In the 19th century, it was common for American workers to labor for 10 or more hours a day, six or even seven days a week. The struggle for the eight-hour day began in earnest in the 1860s, slowly winning the goal workplace by workplace, state by state, but always prone to reversal during economic depressions. Employers were dead set against it, claiming, as they continue to do today whenever workers call for a better deal, that should it prevail, it would be the permanent ruin of business, and all the jobs will disappear. Instead of the eight-hour day, in the words of railroad baron George Baer:
“The rights of the laboring man will be protected, and cared for, not by the labor agitator, but by the Christian men to whom God has given control of the property interests in this country.”

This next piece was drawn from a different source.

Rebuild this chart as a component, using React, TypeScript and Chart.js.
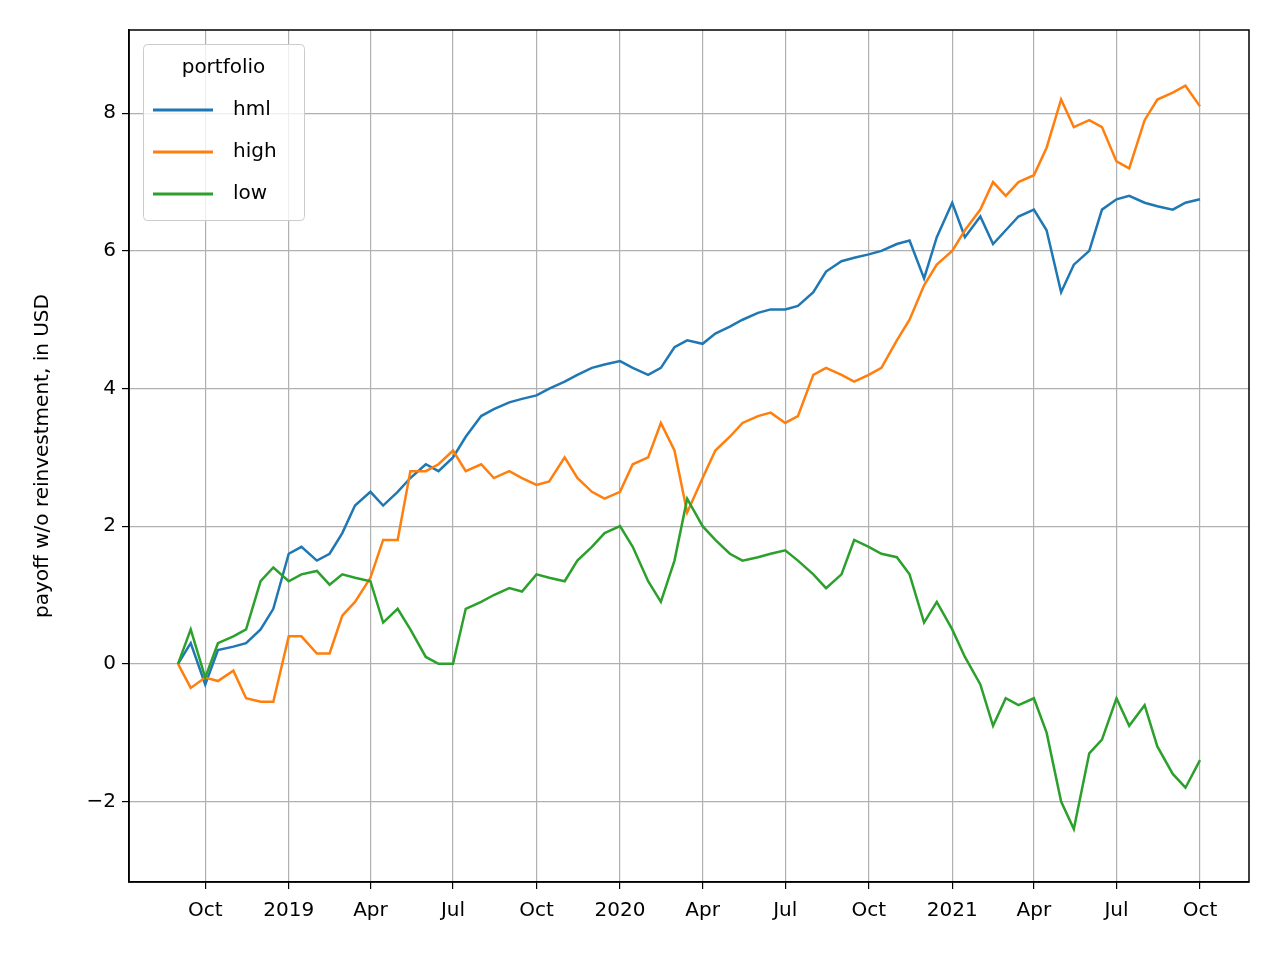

The battle for the eight-hour day built to a call for a general strike on May 1, 1886 answered by a third of a million workers across the country. But after the infamous events in Haymarket Square in Chicago — involving a bomb, an unknown perpetrator, and a police riot — the city’s employers and government unleashed a red scare, targeting the most effective immigrant worker organizers. It ended in the kangaroo court conviction and hanging of four men and continued imprisonment of three others. Illinois governor John Peter Altgeld, after examining the matter, pardoned and freed the prisoners, declaring their trial a miscarriage of justice.
The Haymarket martyrs’ cause was taken up by the newly formed Socialist International, which among its first orders of business designated May Day as a day of remembrance and called for its establishment as a workers’ holiday the world over. In one country after another, workers’ movements pushed employers and governments to recognize May 1 as a paid holiday and to establish the eight-hour workday as the standard. At times, the May 1 movement was met with bloody repression. In some places, it took a general strike to win the holiday and the eight-hour workday.
In the US, Labor Day in September was viewed as a safe alternative, a non-radical day of rest for workers, untainted with association with anarchism, socialism, and the Haymarket bombing. It took another half-century before the eight-hour day was made the standard workday in the United States with passage of the Fair Labor Standards Act in 1938.
Today, International Workers Day, or Labor Day as it is simply called in many places, is celebrated in close to 100 countries. Despite May Day’s lack of official recognition in the United States, the idea has been making a surprising comeback against traditional Cold War–era disapproval over the past few years. As a new generation becomes radicalized by the continuing failure of neoliberal capitalism to offer a viable future, perhaps the egalitarian ideas behind May Day will resonate with young people fighting against systemic racism, economic inequality and climate change, and for a better world.